[Task statement] Set down, word for word, only the lines from the start of the records through the line bearing "yticks = list(range(0, 181, 20))"; include no pictures.

[Data for this task]
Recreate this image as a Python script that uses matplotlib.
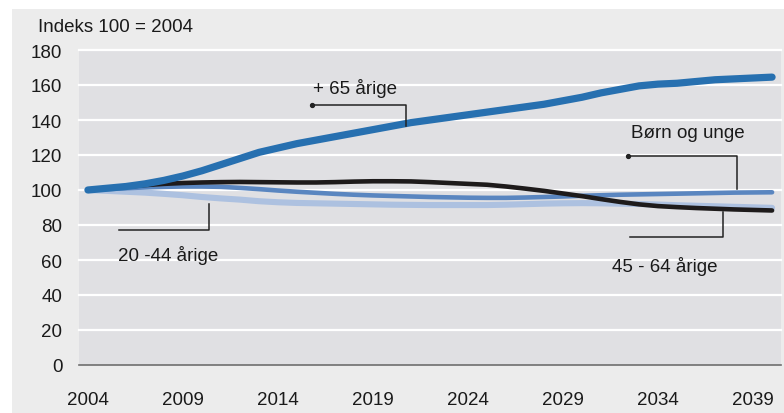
import matplotlib
matplotlib.use("Agg")
import matplotlib.pyplot as plt
from matplotlib.patches import Rectangle
from matplotlib import font_manager

names = {f.name for f in font_manager.fontManager.ttflist}
FONT = "Liberation Sans Narrow" if "Liberation Sans Narrow" in names else "Liberation Sans"
plt.rcParams['font.family'] = [FONT, 'DejaVu Sans']
FS = 13.5

years = list(range(2004, 2041))
plus65 = [100, 101, 102, 103.5, 105.5, 108, 111, 114.5, 118, 121.5, 124, 126.5, 128.5,
          130.5, 132.5, 134.5, 136.5, 138.5, 140, 141.5, 143, 144.5, 146, 147.5, 149,
          151, 153, 155.5, 157.5, 159.5, 160.5, 161, 162, 163, 163.5, 164, 164.5]
age45_64 = [100, 100.8, 101.8, 102.8, 103.5, 104, 104.3, 104.5, 104.6, 104.5, 104.4,
            104.3, 104.3, 104.5, 104.8, 105, 105, 104.9, 104.5, 104, 103.5, 103, 102,
            100.8, 99.5, 98, 96.5, 94.8, 93.2, 91.8, 90.8, 90.2, 89.7, 89.3, 88.9, 88.6, 88.3]
born = [100, 100.5, 101, 101.5, 101.8, 102, 102, 101.8, 101.2, 100.5, 99.7, 99, 98.4,
        97.8, 97.3, 96.9, 96.6, 96.3, 96, 95.8, 95.6, 95.5, 95.5, 95.7, 96, 96.3, 96.7,
        97, 97.3, 97.5, 97.7, 97.9, 98.1, 98.3, 98.5, 98.6, 98.7]
age20_44 = [100, 99.5, 99, 98.5, 97.8, 97, 96, 95.2, 94.5, 93.6, 93, 92.6, 92.4, 92.2,
            92, 91.8, 91.6, 91.5, 91.4, 91.4, 91.4, 91.4, 91.6, 91.9, 92.2, 92.4, 92.5,
            92.4, 92.2, 92, 91.7, 91.3, 91, 90.7, 90.4, 90.1, 89.8]
xticks = [2004, 2009, 2014, 2019, 2024, 2029, 2034, 2039]
yticks = list(range(0, 181, 20))

W, H = 784, 414
fig = plt.figure(figsize=(W/100, H/100), dpi=100, facecolor='white')
fig.patches.append(Rectangle((12/W, 0), 1 - 12/W, 1 - 10/H, transform=fig.transFigure,
                             facecolor='#ececec', edgecolor='none', zorder=-10))
ax = fig.add_axes([79/W, (H-366)/H, (781-79)/W, (366-51)/H])
ax.set_facecolor('#e0e0e3')
ax.set_xlim(2003.53, 2040.47)
ax.set_ylim(0, 180)
ax.set_yticks(yticks)
ax.set_xticks(xticks)
ax.tick_params(length=0, labelsize=FS, colors='#1a1a1a')
ax.tick_params(axis='y', pad=12)
ax.tick_params(axis='x', pad=19)
for y in yticks[1:]:
    ax.axhline(y, color='white', lw=1.6, zorder=1, clip_on=False)
for s in ['left', 'right', 'top']:
    ax.spines[s].set_visible(False)
ax.spines['bottom'].set_color('#6e6e6e')
ax.spines['bottom'].set_linewidth(1.2)
ax.spines['bottom'].set_zorder(2)

kw = dict(solid_capstyle='round', solid_joinstyle='round')
ax.plot(years, age20_44, color='#adc1e0', lw=4.4, zorder=3, **kw)
ax.plot(years, born, color='#5a86c0', lw=3.3, zorder=4, **kw)
ax.plot(years, age45_64, color='#1e1b1b', lw=3.3, zorder=5, **kw)
ax.plot(years, plus65, color='#2770b0', lw=5.2, zorder=6, **kw)

lc = '#222222'
def leader(xs, ys, dot=False):
    ax.plot(xs, ys, color=lc, lw=1.1, zorder=7)
    if dot:
        ax.plot([xs[0]], [ys[0]], 'o', color=lc, ms=2.8, zorder=7)

leader([2015.79, 2020.74, 2020.74], [148.7, 148.7, 136.7], dot=True)
ax.text(2015.84, 158.3, '+ 65 årige', fontsize=FS, va='center', ha='left', color='#1a1a1a')
leader([2032.42, 2038.16, 2038.16], [119.3, 119.3, 100.6], dot=True)
ax.text(2032.58, 133.1, 'Børn og unge', fontsize=FS, va='center', ha='left', color='#1a1a1a')
leader([2032.53, 2037.42, 2037.42], [73.1, 73.1, 87.4])
ax.text(2031.6, 56.6, '45 - 64 årige', fontsize=FS, va='center', ha='left', color='#1a1a1a')
leader([2005.63, 2010.37, 2010.37], [77.3, 77.3, 92])
ax.text(2005.58, 62.9, '20 -44 årige', fontsize=FS, va='center', ha='left', color='#1a1a1a')

fig.text(38/W, 1 - 19/H, 'Indeks 100 = 2004', fontsize=FS, va='top', ha='left', color='#1a1a1a')

fig.savefig('out.png', dpi=100, facecolor='white')
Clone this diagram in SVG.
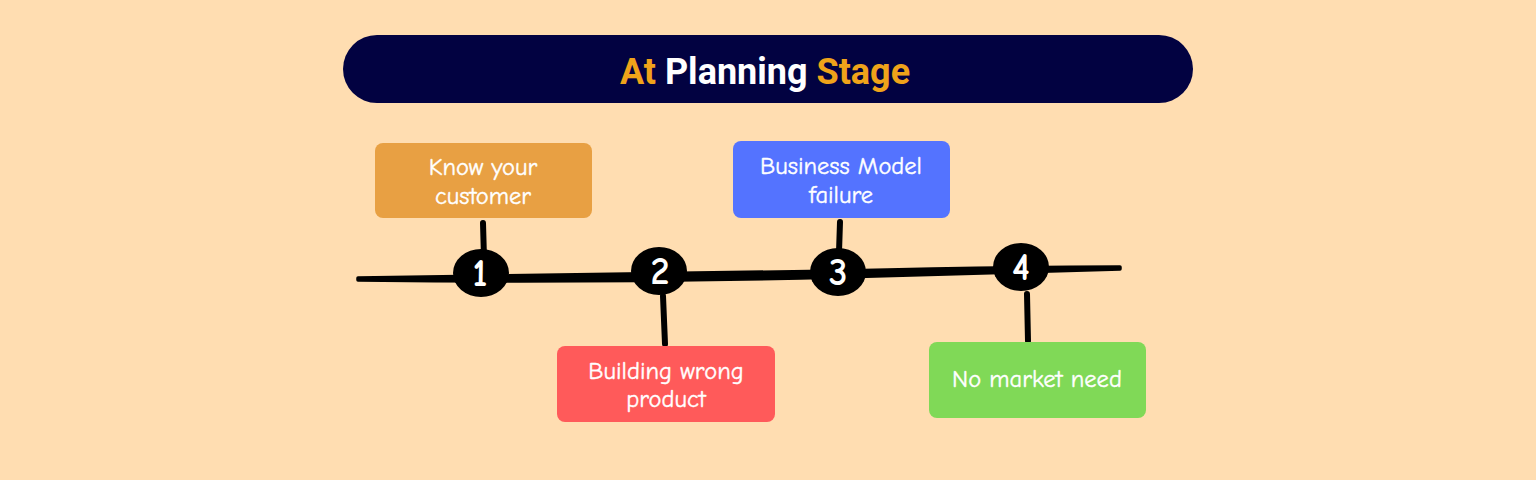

[Written answer]
Recreate this image as a Python script that uses matplotlib.
import matplotlib
matplotlib.use("Agg")
import matplotlib.pyplot as plt
from matplotlib.patches import Rectangle
from matplotlib import font_manager

names = {f.name for f in font_manager.fontManager.ttflist}
FONT = "Liberation Sans Narrow" if "Liberation Sans Narrow" in names else "Liberation Sans"
plt.rcParams['font.family'] = [FONT, 'DejaVu Sans']
FS = 13.5

years = list(range(2004, 2041))
plus65 = [100, 101, 102, 103.5, 105.5, 108, 111, 114.5, 118, 121.5, 124, 126.5, 128.5,
          130.5, 132.5, 134.5, 136.5, 138.5, 140, 141.5, 143, 144.5, 146, 147.5, 149,
          151, 153, 155.5, 157.5, 159.5, 160.5, 161, 162, 163, 163.5, 164, 164.5]
age45_64 = [100, 100.8, 101.8, 102.8, 103.5, 104, 104.3, 104.5, 104.6, 104.5, 104.4,
            104.3, 104.3, 104.5, 104.8, 105, 105, 104.9, 104.5, 104, 103.5, 103, 102,
            100.8, 99.5, 98, 96.5, 94.8, 93.2, 91.8, 90.8, 90.2, 89.7, 89.3, 88.9, 88.6, 88.3]
born = [100, 100.5, 101, 101.5, 101.8, 102, 102, 101.8, 101.2, 100.5, 99.7, 99, 98.4,
        97.8, 97.3, 96.9, 96.6, 96.3, 96, 95.8, 95.6, 95.5, 95.5, 95.7, 96, 96.3, 96.7,
        97, 97.3, 97.5, 97.7, 97.9, 98.1, 98.3, 98.5, 98.6, 98.7]
age20_44 = [100, 99.5, 99, 98.5, 97.8, 97, 96, 95.2, 94.5, 93.6, 93, 92.6, 92.4, 92.2,
            92, 91.8, 91.6, 91.5, 91.4, 91.4, 91.4, 91.4, 91.6, 91.9, 92.2, 92.4, 92.5,
            92.4, 92.2, 92, 91.7, 91.3, 91, 90.7, 90.4, 90.1, 89.8]
xticks = [2004, 2009, 2014, 2019, 2024, 2029, 2034, 2039]
yticks = list(range(0, 181, 20))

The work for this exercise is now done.